Perhaps we might safely say, that a new spirit, and a new excitement began to exist here, about the middle of the last century. To whatever causes it may be imputed, there seems then to have commenced a more rapid improvement. The colonies had attracted more of the attention of the mother country, and some renown in arms had been acquired. Lord Chatham was the first English minister who attached high importance to these possessions of the crown, and who foresaw anything of their future growth and extension. His opinion was, that the great rival of England was chiefly to be feared as a maritime and commercial power, and to drive her out of North America, and deprive her of her West India possessions was a leading object in his policy. He dwelt often on the fisheries, as nurseries for British seamen, and the colonial trade, as furnishing them employment. The war, conducted by him with so much vigor, terminated in a peace, by which Canada was ceded to England. The effect of this was immediately visible in the New England colonies; for the fear of Indian hostilities on the frontiers being now happily removed, settlements went on with an activity before that time altogether unprecedented, and public affairs wore a new and encouraging aspect. Shortly after this fortunate termination of the French war, the interesting topics connected with the taxation of America by the British Parliament began to be discussed, and the attention and all the faculties of the people drawn towards them. There is perhaps no portion of our history more full of interest than the period from 1760 to the actual commencement of the war. The progress of opinion, in this period, though less known, is not less important, than the progress of arms afterwards. Nothing deserves more consideration than those events and discussions which affected the public sentiment, and settled the revolution in men's minds, before hostilities openly broke out.
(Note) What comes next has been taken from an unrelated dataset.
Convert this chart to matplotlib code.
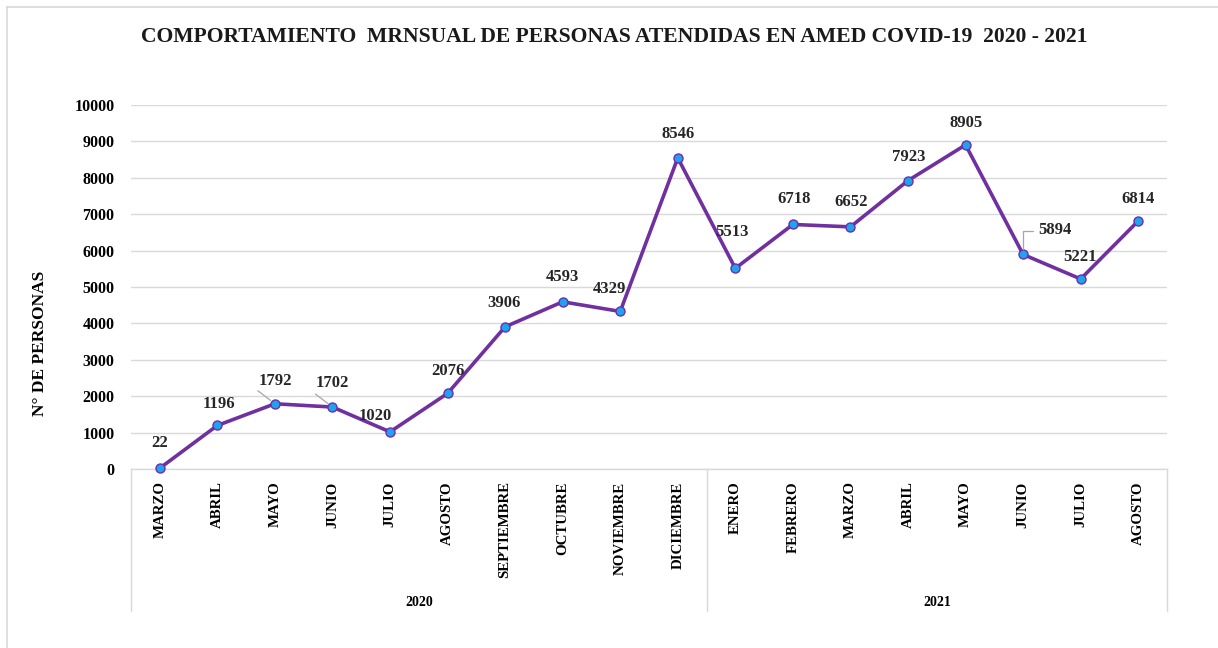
import matplotlib
matplotlib.use("Agg")
import matplotlib.pyplot as plt
from matplotlib.lines import Line2D
import matplotlib.transforms as mtransforms

plt.rcParams['font.family'] = ['Liberation Serif', 'DejaVu Serif']
plt.rcParams['font.weight'] = 'bold'

months = ["MARZO", "ABRIL", "MAYO", "JUNIO", "JULIO", "AGOSTO", "SEPTIEMBRE",
          "OCTUBRE", "NOVIEMBRE", "DICIEMBRE",
          "ENERO", "FEBRERO", "MARZO", "ABRIL", "MAYO", "JUNIO", "JULIO", "AGOSTO"]
years = ["2020", "2021"]
months_per_year = [10, 8]
values = [22, 1196, 1792, 1702, 1020, 2076, 3906, 4593, 4329, 8546,
          5513, 6718, 6652, 7923, 8905, 5894, 5221, 6814]
yticks = list(range(0, 10001, 1000))

title = "COMPORTAMIENTO  MRNSUAL DE PERSONAS ATENDIDAS EN AMED COVID-19  2020 - 2021"
ylabel = "N° DE PERSONAS"

W, H = 1218, 648
fig = plt.figure(figsize=(W / 100, H / 100), dpi=100)
ax = fig.add_axes([131 / W, 1 - 469 / H, (1167 - 131) / W, (469 - 105) / H])

x = list(range(len(values)))
ax.plot(x, values, color='#7030A0', lw=2.6, marker='o', markersize=6.5,
        markerfacecolor='#1FA3EC', markeredgecolor='#6A2FB0', markeredgewidth=1.0,
        zorder=3, clip_on=False)

ax.set_xlim(-0.5, len(values) - 0.5)
ax.set_ylim(0, 10000)
ax.set_yticks(yticks)
ax.set_yticklabels([str(t) for t in yticks], fontsize=11.5, fontweight='bold')
ax.yaxis.grid(True, color='#D9D9D9', lw=1.0)
ax.set_axisbelow(True)
ax.tick_params(axis='y', length=0, pad=12)
ax.set_xticks(x)
ax.set_xticklabels(months, rotation=90, fontsize=10.7, fontweight='bold', va='top')
ax.tick_params(axis='x', length=0, pad=9)
for s in ['top', 'right', 'left']:
    ax.spines[s].set_visible(False)
ax.spines['bottom'].set_color('#D9D9D9')
ax.spines['bottom'].set_linewidth(1.0)

# category group box
trans = mtransforms.blended_transform_factory(ax.transData, ax.transAxes)
bottom_y = -142 / 364
bounds = [-0.5]
acc = -0.5
for n in months_per_year:
    acc += n
    bounds.append(acc)
for b in bounds:
    ax.add_line(Line2D([b, b], [0, bottom_y], transform=trans, color='#D9D9D9',
                       lw=1.0, clip_on=False))
for i, yr in enumerate(years):
    ax.text((bounds[i] + bounds[i + 1]) / 2, -134 / 364, yr, transform=trans,
            ha='center', va='center', fontsize=10, fontweight='bold')

# data labels (pixel offsets)
offsets = [(0, 25), (1.5, 21), (0, 23), (0, 24), (-15, 16), (0, 22), (-1, 24),
           (0, 25), (-11, 22), (0, 24), (-3, 36), (1, 25), (1, 25), (1, 24),
           (1, 22), (32, 24), (-1, 22), (0, 22)]
for xi, v, (dx, dy) in zip(x, values, offsets):
    ax.annotate(str(v), xy=(xi, v), xytext=(dx, dy), textcoords='offset pixels',
                ha='center', va='center', fontsize=12, fontweight='bold',
                color='#262626', zorder=4)

# leader lines
lead = '#A6A6A6'
for idx in (2, 3):
    ax.annotate('', xy=(idx, values[idx]), xytext=(-17, 13), textcoords='offset pixels',
                arrowprops=dict(arrowstyle='-', color=lead, lw=0.9, shrinkA=0, shrinkB=4))
ax.annotate('', xy=(15, values[15]), xytext=(10, 23), textcoords='offset pixels',
            arrowprops=dict(arrowstyle='-', color=lead, lw=0.9, shrinkA=0, shrinkB=4,
                            connectionstyle='angle,angleA=0,angleB=90,rad=0'))

ax.set_ylabel(ylabel, fontsize=12.5, fontweight='bold', va='center')
ax.yaxis.set_label_coords((40 - 131) / 1036, (469 - 343) / 364)

fig.text(614 / W, 1 - 37 / H, title, ha='center', va='center', fontsize=15.6,
         fontweight='bold', color='#1a1a1a')

# figure border
fig.add_artist(Line2D([7 / W, 1], [1 - 7 / H, 1 - 7 / H], transform=fig.transFigure,
                      color='#D9D9D9', lw=1.2))
fig.add_artist(Line2D([7 / W, 7 / W], [0, 1 - 7 / H], transform=fig.transFigure,
                      color='#D9D9D9', lw=1.2))

fig.savefig('out.png', dpi=100)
Internal improvement followed the establishment, and prosperous commencement, of the present government. More has been done for roads, canals, and other public works, within the last thirty years, than in all our former history. In the first of these particulars, few countries excel the New England States. The astonishing increase of their navigation and trade is known to every one, and now belongs to the history of our national wealth.

We may flatter ourselves, too, that literature and taste have not been stationary, and that some advancement has been made in the elegant, as well as in the useful arts.